Qi, Yunfei; Chan, Faith Ka Shun; Feng, Meili; Griffiths, James; Hutchins, Michael ORCID: https://orcid.org/0000-0003-3764-5331; O'Donnell, Emily; Thorne, Colin; Liu, Lingyun; Zhang, Chunguang; Li, Xinan. 2023 Developing a “sponge catchment management plan (SCMP)” framework at the catchment scale: the case of Guiyang, SW China. River, 2 (1). 109-125. 10.1002/rvr2.33

Abstract
Catchment floods are more challenging due to intensive urbanization and climate change. Enlightened by the Low Impact Development (LID), China initiated the Sponge City Program (SCP) to transform Urban Flood Management (UFM) to be more environmentally friendly in 2013. The China National Government (CNG) has subsidized municipal SCP facilities to enhance urban flood resilience while delivering multiple co-benefits for urban ecosystems and social well-being. Recent floods at Schleiden (Germany), Arizona State (USA), and Zhengzhou (China) in 2021 reflected the necessity of Catchment Flood Management (CFM) to cover the whole catchment scale. The SCP, designed to handle small-scale urban pluvial floods, has brought concerns when facing larger-scale fluvial floods after the Zhengzhou 2021 flood. Indeed, catchment-scale Natural Flood Management (NFM) can manage fluvial floods while improving flood adaptations sustainably from upstream to downstream reaches. This research develops a new framework named the Sponge Catchment Management Plan (SCMP), including structural and Nonstructural elements. On the structural side, the SCMP framework integrates NFM with the SCP and Grey Engineering (GE) for reducing the fluvial flood discharge peaks in the whole-catchment scale. On the nonstructural side, the SCMP encourages collaborative governance, revising technical standards, and improving “bottom-up” participation. This research used Semi-Structured Interviews (SSIs) and a Focus Group Approach (FGA) to explore 62 professional and Nonprofessional stakeholders’ perspectives on the SCMP framework.
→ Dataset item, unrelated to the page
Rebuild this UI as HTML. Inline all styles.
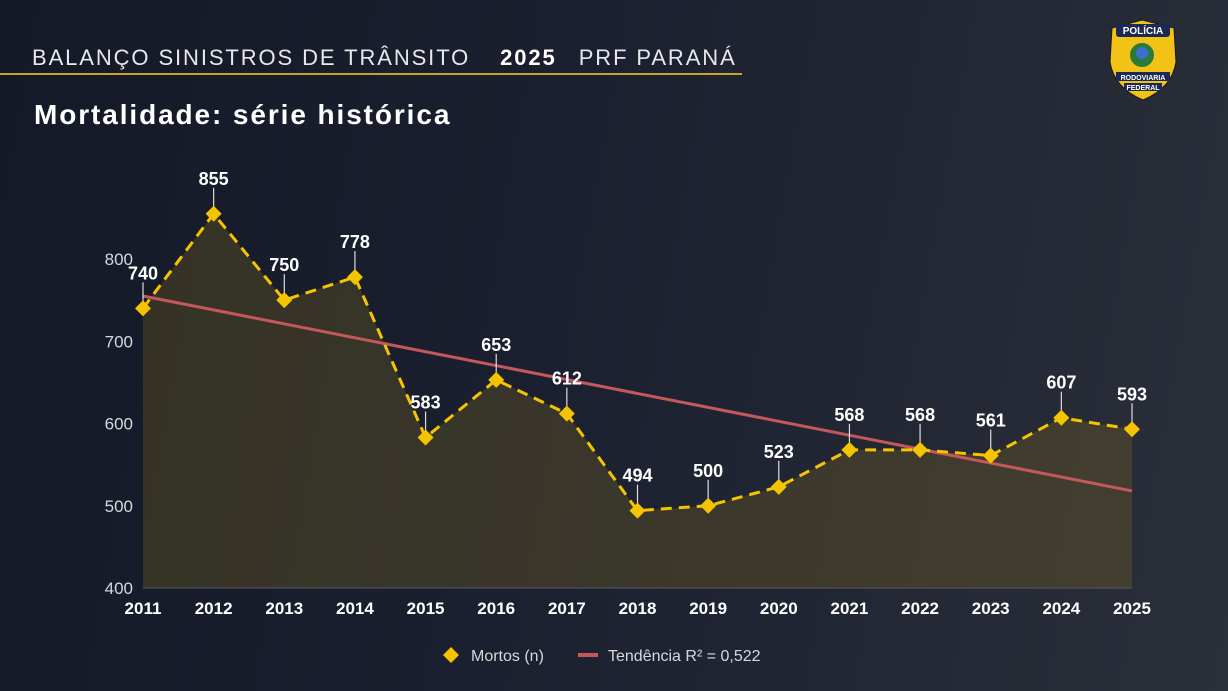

Some professional respondents did not know much about the NFM and were worried about the effectiveness of this practice. But most interviewees supported the SCMP pilot work and shared the co-benefits from the NFM. This case study at the SW China, Guiyang, could be a lesson to encourage other Chinese cities further implement SCP to improve catchment-scale flood resilience.